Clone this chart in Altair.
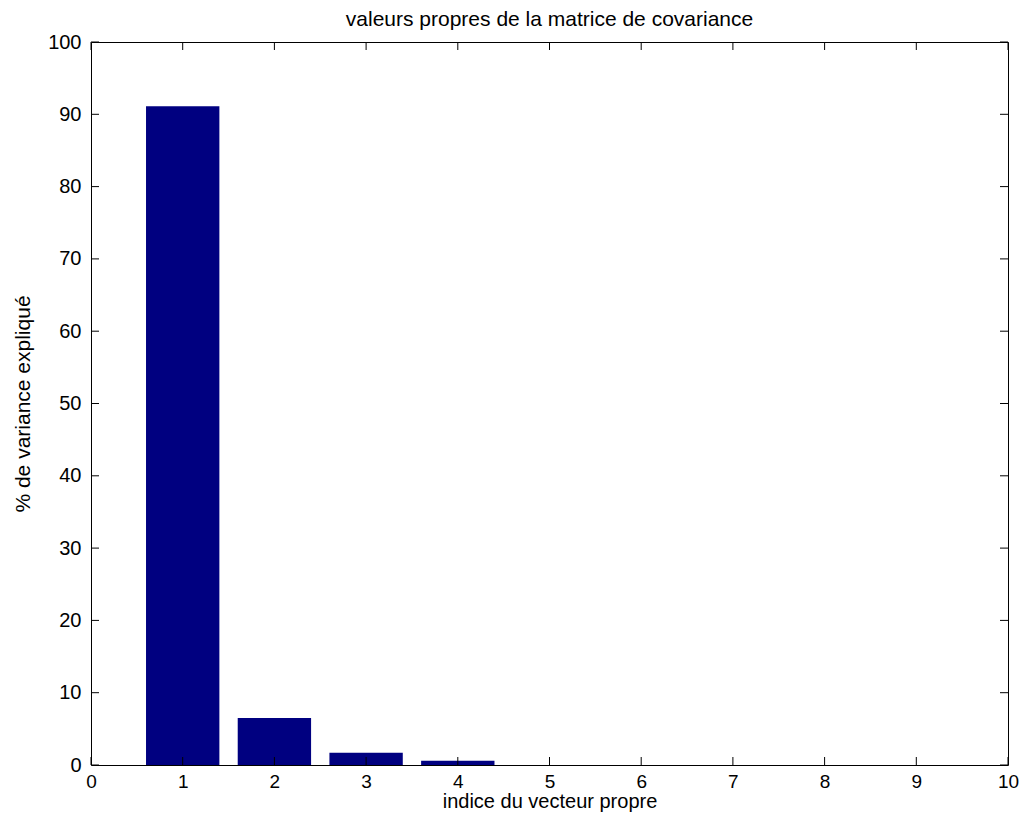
import altair as alt
import pandas as pd

indices = [1, 2, 3, 4, 5, 6, 7, 8, 9]
values = [91.1, 6.5, 1.7, 0.6, 0.0, 0.0, 0.0, 0.0, 0.0]
x_ticks = list(range(0, 11))
y_ticks = list(range(0, 101, 10))

W, H = 917, 723
TL = 8
FONT = "Liberation Sans"

bars_df = pd.DataFrame({"indice": indices, "pct": values})
xt_df = pd.DataFrame({"t": x_ticks})
yt_df = pd.DataFrame({"t": y_ticks})

xscale = alt.Scale(domain=[0, 10], nice=False, zero=False)
yscale = alt.Scale(domain=[0, 100], nice=False)

bars = alt.Chart(bars_df).transform_filter("datum.pct > 0").transform_calculate(
    x0="datum.indice - 0.4", x1="datum.indice + 0.4"
).mark_rect(color="#000080").encode(
    x=alt.X("x0:Q", scale=xscale,
            axis=alt.Axis(values=x_ticks, ticks=False, domain=False, grid=False,
                          labelPadding=7, labelFlush=False, labelOverlap=False,
                          labelFontSize=19,
                          title="indice du vecteur propre", titleFontSize=20,
                          titlePadding=0, format="d")),
    x2="x1:Q",
    y=alt.Y("pct:Q", scale=yscale,
            axis=alt.Axis(values=y_ticks, ticks=False, domain=False, grid=False,
                          labelPadding=10, labelFlush=False, labelOverlap=False,
                          labelFontSize=20,
                          title="% de variance expliqué", titleFontSize=21,
                          titlePadding=14, format="d")),
    y2=alt.datum(0),
)

bx = alt.Chart(xt_df).mark_rule(color="black", strokeWidth=1)
xb = bx.encode(x=alt.X("t:Q", scale=xscale, axis=None), y=alt.value(H), y2=alt.value(H - TL))
xtop = bx.encode(x=alt.X("t:Q", scale=xscale, axis=None), y=alt.value(0), y2=alt.value(TL))
by = alt.Chart(yt_df).mark_rule(color="black", strokeWidth=1)
yl = by.encode(y=alt.Y("t:Q", scale=yscale, axis=None), x=alt.value(0), x2=alt.value(TL))
yr = by.encode(y=alt.Y("t:Q", scale=yscale, axis=None), x=alt.value(W), x2=alt.value(W - TL))

chart = alt.layer(bars, xb, xtop, yl, yr).resolve_axis(
    x="independent", y="independent"
).properties(
    width=W, height=H,
    title=alt.TitleParams("valeurs propres de la matrice de covariance",
                          fontSize=21, fontWeight="normal", font=FONT,
                          color="black", offset=2),
    autosize=alt.AutoSizeParams(type="none"),
    padding={"left": 83, "top": 34, "right": 11, "bottom": 47},
).configure_view(stroke="black", strokeWidth=1).configure_axis(
    labelFont=FONT, titleFont=FONT,
    labelColor="black", titleColor="black", titleFontWeight="normal",
)

chart.save("out.html", embed_options={"renderer": "svg", "actions": False})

Directions: Reproduce the material above verbatim; omit every picture.

Output of the exercise:
Clone this chart in Altair.
import altair as alt
import pandas as pd

indices = [1, 2, 3, 4, 5, 6, 7, 8, 9]
values = [91.1, 6.5, 1.7, 0.6, 0.0, 0.0, 0.0, 0.0, 0.0]
x_ticks = list(range(0, 11))
y_ticks = list(range(0, 101, 10))

W, H = 917, 723
TL = 8
FONT = "Liberation Sans"

bars_df = pd.DataFrame({"indice": indices, "pct": values})
xt_df = pd.DataFrame({"t": x_ticks})
yt_df = pd.DataFrame({"t": y_ticks})

xscale = alt.Scale(domain=[0, 10], nice=False, zero=False)
yscale = alt.Scale(domain=[0, 100], nice=False)

bars = alt.Chart(bars_df).transform_filter("datum.pct > 0").transform_calculate(
    x0="datum.indice - 0.4", x1="datum.indice + 0.4"
).mark_rect(color="#000080").encode(
    x=alt.X("x0:Q", scale=xscale,
            axis=alt.Axis(values=x_ticks, ticks=False, domain=False, grid=False,
                          labelPadding=7, labelFlush=False, labelOverlap=False,
                          labelFontSize=19,
                          title="indice du vecteur propre", titleFontSize=20,
                          titlePadding=0, format="d")),
    x2="x1:Q",
    y=alt.Y("pct:Q", scale=yscale,
            axis=alt.Axis(values=y_ticks, ticks=False, domain=False, grid=False,
                          labelPadding=10, labelFlush=False, labelOverlap=False,
                          labelFontSize=20,
                          title="% de variance expliqué", titleFontSize=21,
                          titlePadding=14, format="d")),
    y2=alt.datum(0),
)

bx = alt.Chart(xt_df).mark_rule(color="black", strokeWidth=1)
xb = bx.encode(x=alt.X("t:Q", scale=xscale, axis=None), y=alt.value(H), y2=alt.value(H - TL))
xtop = bx.encode(x=alt.X("t:Q", scale=xscale, axis=None), y=alt.value(0), y2=alt.value(TL))
by = alt.Chart(yt_df).mark_rule(color="black", strokeWidth=1)
yl = by.encode(y=alt.Y("t:Q", scale=yscale, axis=None), x=alt.value(0), x2=alt.value(TL))
yr = by.encode(y=alt.Y("t:Q", scale=yscale, axis=None), x=alt.value(W), x2=alt.value(W - TL))

chart = alt.layer(bars, xb, xtop, yl, yr).resolve_axis(
    x="independent", y="independent"
).properties(
    width=W, height=H,
    title=alt.TitleParams("valeurs propres de la matrice de covariance",
                          fontSize=21, fontWeight="normal", font=FONT,
                          color="black", offset=2),
    autosize=alt.AutoSizeParams(type="none"),
    padding={"left": 83, "top": 34, "right": 11, "bottom": 47},
).configure_view(stroke="black", strokeWidth=1).configure_axis(
    labelFont=FONT, titleFont=FONT,
    labelColor="black", titleColor="black", titleFontWeight="normal",
)

chart.save("out.html", embed_options={"renderer": "svg", "actions": False})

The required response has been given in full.